El domingo pasado, mi amigo Gabi y un servidor decidimos salir con nuestras MTB a dar una vuelta por los alrededores del pueblo.
Con puntualidad británica, nos citamos a las nueve de la mañana en un punto intermedio entre nuestros domicilios, “ni pa ti, ni pa mi”, vaya.
Temperatura ambiente: en torno a los dos grados bajo cero, es decir, rasca, mucha rasca.
Equipados como para una guerra y absolutamente irreconocibles, emprendemos la marcha despacio, tanteando, mirándonos uno al otro y pensando: ¡joder, qué frío vamos a pasar”.
Llegamos a las primeras cuestas y las recibimos con alegría, cosa rara. Nos decimos que por lo menos entraremos en calor.
El caso es que tan abrigados como íbamos el frío tampoco se notaba tanto, excepto en las manos, por lo menos en mi caso. Estrenaba unos guantes que a priori son para tiempo frío. Pues nada, a los veinte minutos ya no sentía la punta de los dedos. Menos mal que mi amigo Gabi, siempre tan previsor, disponía de guantes extra que amablemente me prestó.
Bueno, la cosa cambia. Por lo menos ya siento los dedos. Ahora le toca el turno a los pies. Empezábamos a dejar de sentir los dedos y no había calcetines extra. Nos paramos, saltamos durante un rato sobre las puntas de los dedos y parece que reaccionan. Emprendemos de nuevo la marcha.
De repente empezamos a escuchar disparos y vemos a unos cuantos tíos vestidos de Rambo con escopeta al hombro. Temporada de conejos, temporada de patos, temporada de conejos, temporada de patos. Es igual, el caso es que es una alegría que te jiñas escuchar disparos de perdigón a escasos metros de nuestras bicis.
Llegamos a un pequeño arroyo que atraviesa nuestro camino y nos damos el primer sustito. Todo está helado, y resbala que flipas. Gabi tiene un amago de caída, librándose por los pelos. Seguimos camino adelante y volvemos a cruzar el mismo arroyo, esta vez estamos avisados.
El camino atraviesa una carretera y empieza a ascender ya prácticamente durante todo el trayecto de regreso a casa.
Ahora nos encontramos sobre unos cerros muy expuestos y sopla un vientecillo norte que medio congela el agua de las botellas y todas nuestras extremidades, absolutamente todas.

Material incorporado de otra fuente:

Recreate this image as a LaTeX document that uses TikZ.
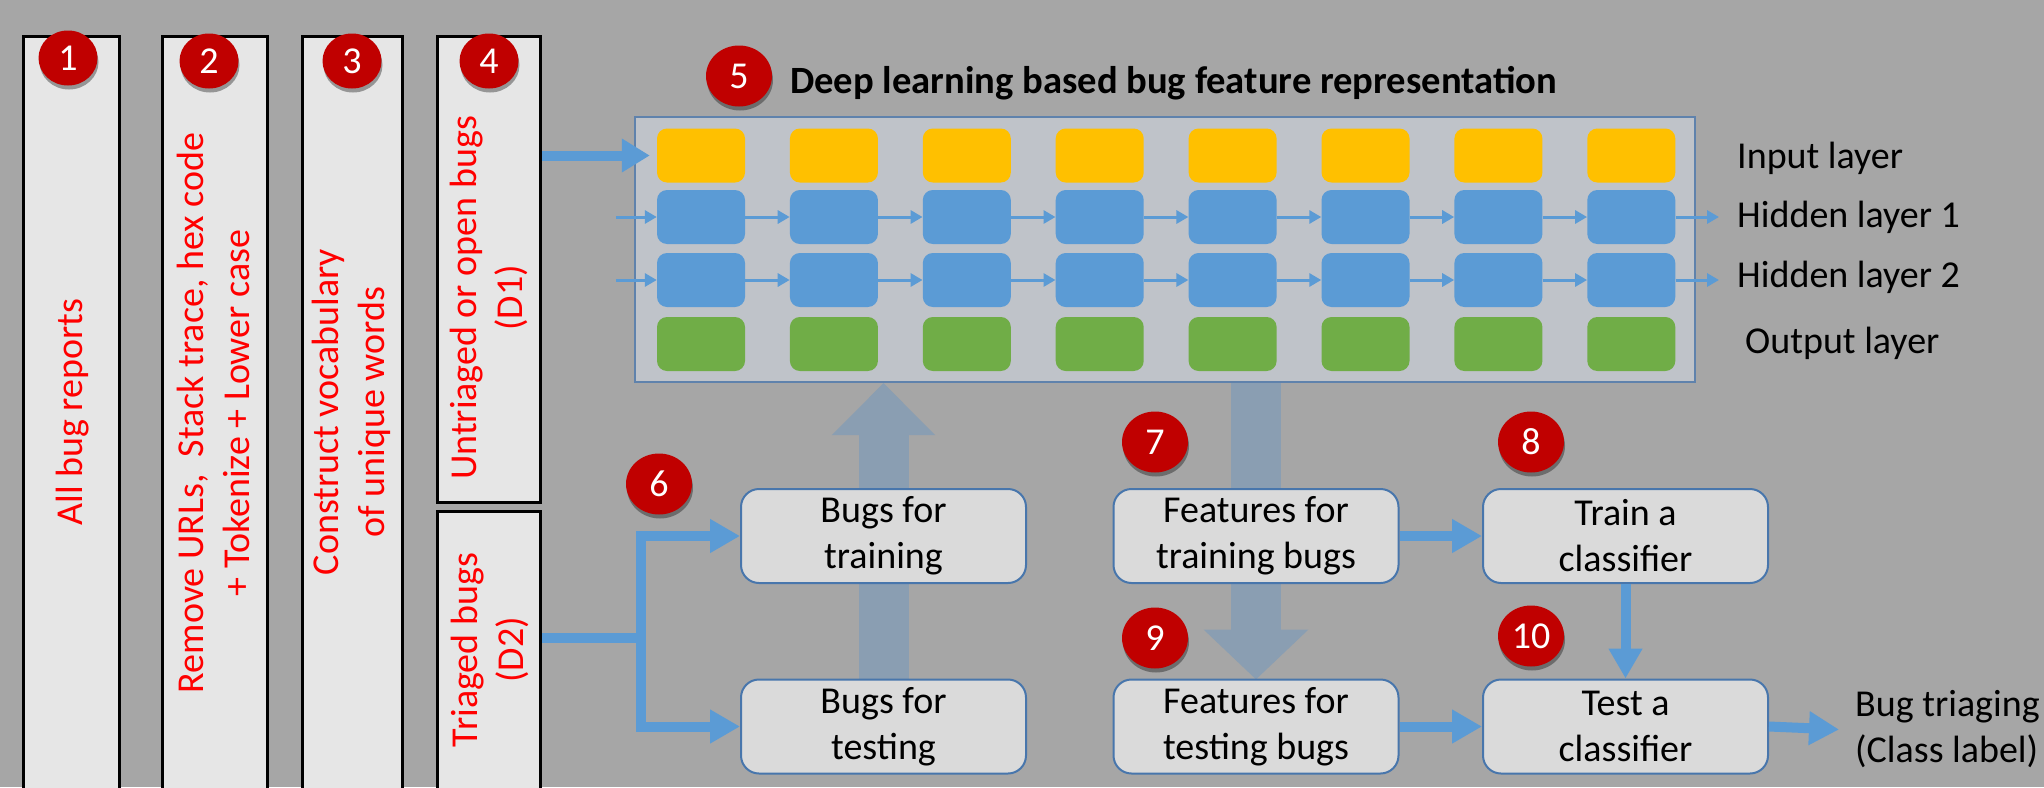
\documentclass[tikz,border=0pt]{standalone}
\usepackage{fontspec}
\setmainfont{Carlito}
\usetikzlibrary{arrows.meta,shadows,calc,shapes.geometric}
\definecolor{bgc}{RGB}{166,166,166}
\definecolor{colfill}{RGB}{230,230,230}
\definecolor{dlfill}{RGB}{191,195,201}
\definecolor{dlborder}{RGB}{95,130,172}
\definecolor{yel}{RGB}{255,192,0}
\definecolor{blu}{RGB}{91,155,213}
\definecolor{grn}{RGB}{112,173,71}
\definecolor{boxfill}{RGB}{218,218,218}
\definecolor{boxborder}{RGB}{72,118,172}
\definecolor{badgered}{RGB}{192,0,0}
\definecolor{bigarr}{RGB}{138,158,178}
\definecolor{txtred}{RGB}{255,0,0}
\begin{document}
\begin{tikzpicture}[x=1pt,y=-1pt,
  bigtext/.style={font=\fontsize{38}{46}\selectfont},
  colbox/.style={draw=black, line width=3pt, fill=colfill, rectangle, inner sep=0pt, anchor=north west},
  coltext/.style={bigtext, text=txtred, rotate=90, align=center, inner sep=0pt},
  badge/.style={ellipse, fill=badgered, text=white, minimum width=66pt, minimum height=61pt, inner sep=0pt,
    font=\fontsize{38}{38}\selectfont,
    drop shadow={shadow xshift=1pt, shadow yshift=-4pt, opacity=0.35, fill=black}},
  smallbadge/.style={badge, minimum width=59pt, minimum height=55pt},
  cell/.style={rectangle, rounded corners=10pt, minimum width=88pt, minimum height=54pt, inner sep=0pt},
  incell/.style={cell, fill=yel},
  hidcell/.style={cell, fill=blu},
  outcell/.style={cell, fill=grn},
  smallarrow/.style={draw=blu, line width=3pt, -{Triangle[length=12pt,width=13pt]}},
  procbox/.style={rectangle, rounded corners=18pt, draw=boxborder, line width=2pt, fill=boxfill,
    minimum width=285pt, minimum height=94pt, inner sep=0pt, bigtext, align=center},
  bluearrow/.style={draw=blu, line width=10pt, -{Triangle[length=30pt,width=32pt]}},
  blueline/.style={draw=blu, line width=10pt},
  grayarrow/.style={draw=bigarr, line width=50pt},
  layertext/.style={bigtext, anchor=base west, inner sep=0pt}
]
\useasboundingbox (0,0) rectangle (2044,787);
\clip (0,0) rectangle (2044,787);
\fill[bgc] (0,0) rectangle (2044,787);

% column boxes
\node[colbox, minimum width=96pt, minimum height=800pt] (c1) at (22,35) {};
\node[colbox, minimum width=105pt, minimum height=800pt] (c2) at (161,35) {};
\node[colbox, minimum width=100pt, minimum height=800pt] (c3) at (301,35) {};
\node[colbox, minimum width=103pt, minimum height=466pt] (c4) at (436,35) {};
\node[colbox, minimum width=103pt, minimum height=300pt] (d2) at (436,510) {};

\node[coltext] (t1) at (73,412) {All bug reports};
\node[coltext] (t2) at (213,413) {Remove URLs,\ \ Stack trace, hex code\\+ Tokenize + Lower case};
\node[coltext] (t3) at (351,412) {Construct vocabulary\\of unique words};
\node[coltext] (t4) at (489,298) {Untriaged or open bugs\\(D1)};
\node[coltext] (t5) at (490,650) {Triaged bugs\\(D2)};

% deep learning box
\node[rectangle, draw=dlborder, line width=2pt, fill=dlfill, minimum width=1060pt, minimum height=265pt, inner sep=0pt] (dl) at (1165,249.5) {};
\node[anchor=base west, inner sep=0pt, font=\fontsize{38.6}{46}\selectfont\bfseries] (title) at (790,93) {Deep learning based bug feature representation};

\foreach \i in {1,...,8} {
  \pgfmathsetmacro{\cx}{701+(\i-1)*132.9}
  \node[incell] (in\i) at (\cx,155.5) {};
  \node[hidcell] (ha\i) at (\cx,217) {};
  \node[hidcell] (hb\i) at (\cx,280) {};
  \node[outcell] (out\i) at (\cx,344) {};
}
\foreach \i [evaluate=\i as \j using int(\i+1)] in {1,...,7} {
  \draw[smallarrow] (ha\i.east) -- (ha\j.west);
  \draw[smallarrow] (hb\i.east) -- (hb\j.west);
}
\coordinate (ea) at (616,217);
\coordinate (eb) at (616,280);
\coordinate (xa) at (1719,217);
\coordinate (xb) at (1719,280);
\draw[smallarrow] (ea) -- (ha1.west);
\draw[smallarrow] (eb) -- (hb1.west);
\draw[smallarrow] (ha8.east) -- (xa);
\draw[smallarrow] (hb8.east) -- (xb);

\node[layertext] (l1) at (1737,168) {Input layer};
\node[layertext] (l2) at (1737,227) {Hidden layer 1};
\node[layertext] (l3) at (1737,287) {Hidden layer 2};
\node[layertext] (l4) at (1745,353) {Output layer};

% lower boxes positions
\coordinate (pbtrain) at (883.5,536);
\coordinate (pbtest) at (883.5,726.5);
\coordinate (pftrain) at (1256,536);
\coordinate (pftest) at (1256,726.5);

% big gray arrows
\draw[grayarrow, -{Triangle[length=52pt,width=100pt]}] ($(pbtest)+(0,-47)$) -- (pbtest |- dl.south);
\draw[grayarrow, -{Triangle[length=50pt,width=102pt]}] (pftest |- dl.south) -- ($(pftest)+(0,-47)$);

\node[procbox] (btrain) at (pbtrain) {Bugs for\\training};
\node[procbox] (btest) at (pbtest) {Bugs for\\testing};
\node[procbox] (ftrain) at (pftrain) {Features for\\training bugs};
\node[procbox] (ftest) at (pftest) {Features for\\testing bugs};
\node[procbox] (trainc) at (1625.5,536) {Train a\\classifier};
\node[procbox] (testc) at (1625.5,726.5) {Test a\\classifier};
\node[bigtext, align=left, inner sep=0pt, anchor=west] (res) at (1855,729.5) {Bug triaging\\(Class label)};

% blue arrows
\draw[bluearrow, -{Triangle[length=28pt,width=32pt]}] (c4.east |- in1.west) -- ([xshift=-7pt]in1.west);
\coordinate (j) at (641,638);
\draw[blueline] (j -| d2.east) -- (j);
\draw[draw=blu, line width=10pt, {Triangle[length=30pt,width=32pt]}-{Triangle[length=30pt,width=32pt]}] (btrain.west) -| (j) |- (btest.west);
\draw[bluearrow] (ftrain.east) -- (trainc.west);
\draw[bluearrow] (ftest.east) -- (testc.west);
\draw[bluearrow] (trainc.south) -- (testc.north);
\draw[bluearrow] (testc.east) -- ([xshift=-16pt]res.west);

% badges
\node[smallbadge] (b1) at (68,58) {1};
\node[smallbadge] (b2) at (209,61) {2};
\node[smallbadge] (b3) at (352,61) {3};
\node[smallbadge] (b4) at (489,61) {4};
\node[badge] (b5) at (739,76) {5};
\node[badge] (b6) at (659,484) {6};
\node[badge] (b7) at (1155,442) {7};
\node[badge] (b8) at (1531,442) {8};
\node[badge] (b9) at (1155,638) {9};
\node[badge] (b10) at (1531,636) {10};
\end{tikzpicture}
\end{document}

Nos acercamos al final del recorrido. Ya solo nos queda un pequeño descenso y unos pocos kilómetros llanos hasta casa.
A las diez y media , cuando el resto de la vecindad (mucho más sensatos que nosotros) empiezan a dar señales de vida y a sacar la cabeza de entre las sábanas, nosotros estamos de regreso de la excursión, satisfechos y contentos por haber “sobrevivido” a la aventura.
Probablemente este fin de semana hará el mismo frío que el pasado y después de esta experiencia hemos llegado a una clara conclusión:
El próximo domingo volveremos a salir con nuestras MTB.